Delivery will be the key to success for the Project Ireland 2040 national planning framework for the next two decades, which was launched with great fanfare by Taoiseach Leo Varadkar last weekend.
DELIVERY will be the key to success for the Project Ireland 2040 national planning framework for the next two decades, which was launched with great fanfare by Taoiseach Leo Varadkar last weekend. The €116bn plan is certainly high on aspiration and contains a welcome bias towards spreading future economic growth beyond Dublin to the regions, with a focus on the other cities and some big towns in the midlands and north west.
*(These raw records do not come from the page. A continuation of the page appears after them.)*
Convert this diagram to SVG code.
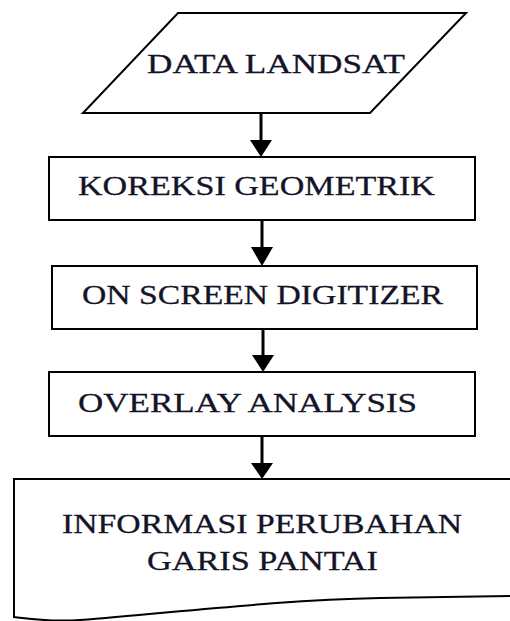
<svg xmlns="http://www.w3.org/2000/svg" width="510" height="621" viewBox="0 0 510 621">
<defs>
<style>
.shape{fill:#fff;stroke:#000;stroke-width:2}
.lbl{font-family:"Liberation Serif","Times New Roman",serif;font-size:28px;fill:#141428;stroke:#141428;stroke-width:0.3}
.con{stroke:#000;stroke-width:3;fill:none}
.head{fill:#000}
</style>
</defs>
<rect width="510" height="621" fill="#fff"/>
<g id="data-landsat">
<polygon class="shape" points="178,13 466,13 370,113 83,113"/>
<text class="lbl" x="147" y="73" textLength="258" lengthAdjust="spacingAndGlyphs">DATA LANDSAT</text>
</g>
<g id="koreksi-geometrik">
<rect class="shape" x="49" y="157" width="426" height="63"/>
<text class="lbl" x="78" y="195" textLength="357" lengthAdjust="spacingAndGlyphs">KOREKSI GEOMETRIK</text>
</g>
<g id="on-screen-digitizer">
<rect class="shape" x="52" y="266" width="425" height="63"/>
<text class="lbl" x="82" y="304" textLength="361" lengthAdjust="spacingAndGlyphs">ON SCREEN DIGITIZER</text>
</g>
<g id="overlay-analysis">
<rect class="shape" x="49" y="372" width="426" height="64"/>
<text class="lbl" x="78" y="412" textLength="339" lengthAdjust="spacingAndGlyphs">OVERLAY ANALYSIS</text>
</g>
<g id="informasi">
<path class="shape" d="M514,479 L14,479 L14,617 C30,619 50,622 80,620 C180,612 280,600 380,598 L514,596"/>
<text class="lbl" x="62" y="533" textLength="400" lengthAdjust="spacingAndGlyphs">INFORMASI PERUBAHAN</text>
<text class="lbl" x="147" y="570" textLength="231" lengthAdjust="spacingAndGlyphs">GARIS PANTAI</text>
</g>
<g id="connectors">
<line class="con" x1="261" y1="113" x2="261" y2="142"/>
<polygon class="head" points="250,140 272,140 261,157"/>
<line class="con" x1="262" y1="220" x2="262" y2="250"/>
<polygon class="head" points="251,247 273,247 262,266"/>
<line class="con" x1="263" y1="329" x2="263" y2="357"/>
<polygon class="head" points="252,355 274,355 263,372"/>
<line class="con" x1="262" y1="436" x2="262" y2="465"/>
<polygon class="head" points="251,463 273,463 262,479"/>
</g>
</svg>
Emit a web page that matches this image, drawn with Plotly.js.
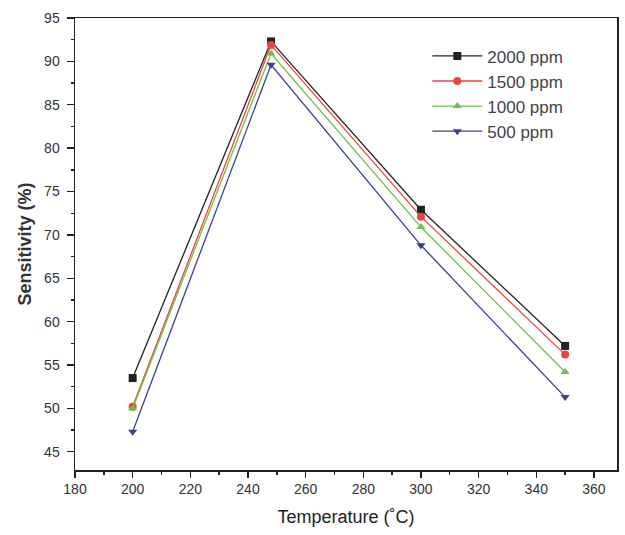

Cork will be one of the beneficiaries of this and the big ticket announcement – for the umpteenth time – is the allocation of €900m for a Cork-Limerick motorway to link in with the western economic corridor. This is one of several projects in the latest national planning framework, such as Dublin Metro, that had previously been announced and repackaged – it was certainly mentioned before each of the last four general elections – and opposition parties claim that as many as 179 projects have been resurrected and included.
With Dublin already bursting at the seams, there is no disputing that most of the estimated extra million people that are expected to be added to our population between now and 2040 will need to be catered for outside of there, but it is vital that the other urban centres they plan to put them in have the infrastructure in place to be able to absorb them and that these places don’t become like our capital city with exorbitant rents and property prices. It is crucial that housing supply is sufficient to meet demand and, so far, there is a yawning gap in this regard.
There is a welcome €1bn in funding allocated for rural Ireland out of the €116bn total that Taoiseach said communities could ‘bid for.’ Hopefully, that process won’t be too convoluted. The €21.8bn allocated for climate action is a welcome pragmatic response that should benefit everybody ultimately.
While a lot of the plan’s €116bn would have had to be spent anyway to meet the demands of a bigger population, Project Ireland 2040 provides a good steer for what needs to be done, but who is going to ensure that it is seen through? Governments will inevitably change during its lifetime and it may get watered down, especially if external economic circumstances impinge on our ability to fund it.
Many of the projects that have been included are ones that were shelved during the ‘lost decade’ after the demise of the Celtic Tiger boom and a ‘hard Brexit’ could pose a fresh threat, so we need to get on with them as soon as possible.
Meanwhile, we still have crises in social housing and public healthcare that need to have all available funding frontloaded to help solve them, as they are such a cause of suffering and misery to many. Rural areas need high-speed broadband roll-out to level the playing field with the urban areas that have raced so far ahead of them in benefitting from the economic recovery.